От картины, которая больно пронзила сердце, сами собой стали слагаться стихи:
Страшно, невыносимо больно было смотреть на родную истерзанную землю. Но жизнь начала пробуждаться и здесь. Спасшиеся от уничтожения во время карательной экспедиции, жители Прошек понемногу стали налаживать свой быт.
Вначале соорудили небольшую будку из еловой коры. А Герасим Яковлевич Фроленок построил даже землянку. И первые жители, не спрашивая разрешения, ютились у него. Здесь нашла кров и Женя, прошедшая путь от рядовой подпольщицы до помощника комиссара партизанского отряда по комсомолу.
— Что думаешь делать? — спросил ее тогда старик.
— Учить ребятишек.
— Учить?.. — Фроленок раскрыл рот от удивления. — Где? Да и почти некого…
— Все будет.
А через несколько дней состоялось первое занятие в школе, которую организовала она же, Женя. Уроки проходили в саду, у спиленной немцами груши. Пригодилась и она. Служила и партой, и столом. На стволе разместилось девять первоклассников. На пне, как на стуле, сидела учительница. С интересом заучивали буквы семилетние и более взрослые ребятишки, которые из-за войны пришли в школу с опозданием.
Не было часов. Время занятий определяли по солнцу. Подымется оно на востоке на три метра над лесом, значит пора в школу. Сделает пол-оборота — уроки окончены.
Когда загуляли над Прошками осенние ветры, в школе стало неуютно. Она переместилась в ту же землянку Герасима Яковлевича.

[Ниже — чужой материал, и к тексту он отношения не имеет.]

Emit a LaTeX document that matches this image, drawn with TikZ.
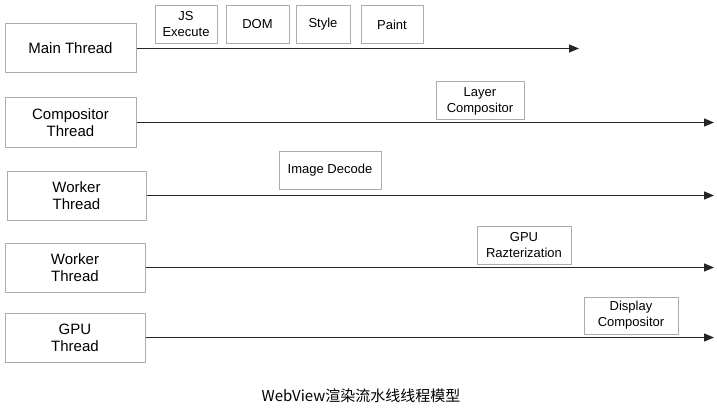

Прошел всего один год, и уже появились первые срубы. Прозвенел звонок в небольшой деревянной школе. Постепенно стала налаживаться жизнь.
Теперь Прошек не узнать. Новые дома, сады. Но стежки-дорожки в поля и окрестные леса все те же, что проложили люди давным-давно.
Одна из них огибает деревню, идет берегом реки и, углубляясь в лес, выходит к широкой поляне. Здесь она соединяется с двумя другими дорогами. В центре их сплетения, в некогда глухом уголке, вырос курган. Небольшой с виду. Но есть в нем что-то такое, что волнует всех, кто сюда приходит.
Земля, где воздвигнут курган, — особая. Это стык трех братских республик. Дуб на его вершине, как символ единения и братства. От кургана расходятся три аллеи — молодые клены в сторону России, березки — к землям Белоруссии, липы — к Латвии. Как три судьбы, соединенные в одну, большую и неразрывную.
— Вот эту, — показывает на одну из березок Михаил Дубро, — посадил Василий. Присматривал за ней, пока она не прижилась.
Михаил Дубро вроде хранитель кургана. Он живет здесь неподалеку, в той же деревне Заборье, откуда когда-то вместе с Александром Громом пришел на связь с белорусскими подпольщиками. Он, дорожный мастер, был в числе тех, кто закладывал курган дружбы. Следом за ним по горсточке земли принесли к его подножию и другие прошковские подпольщики.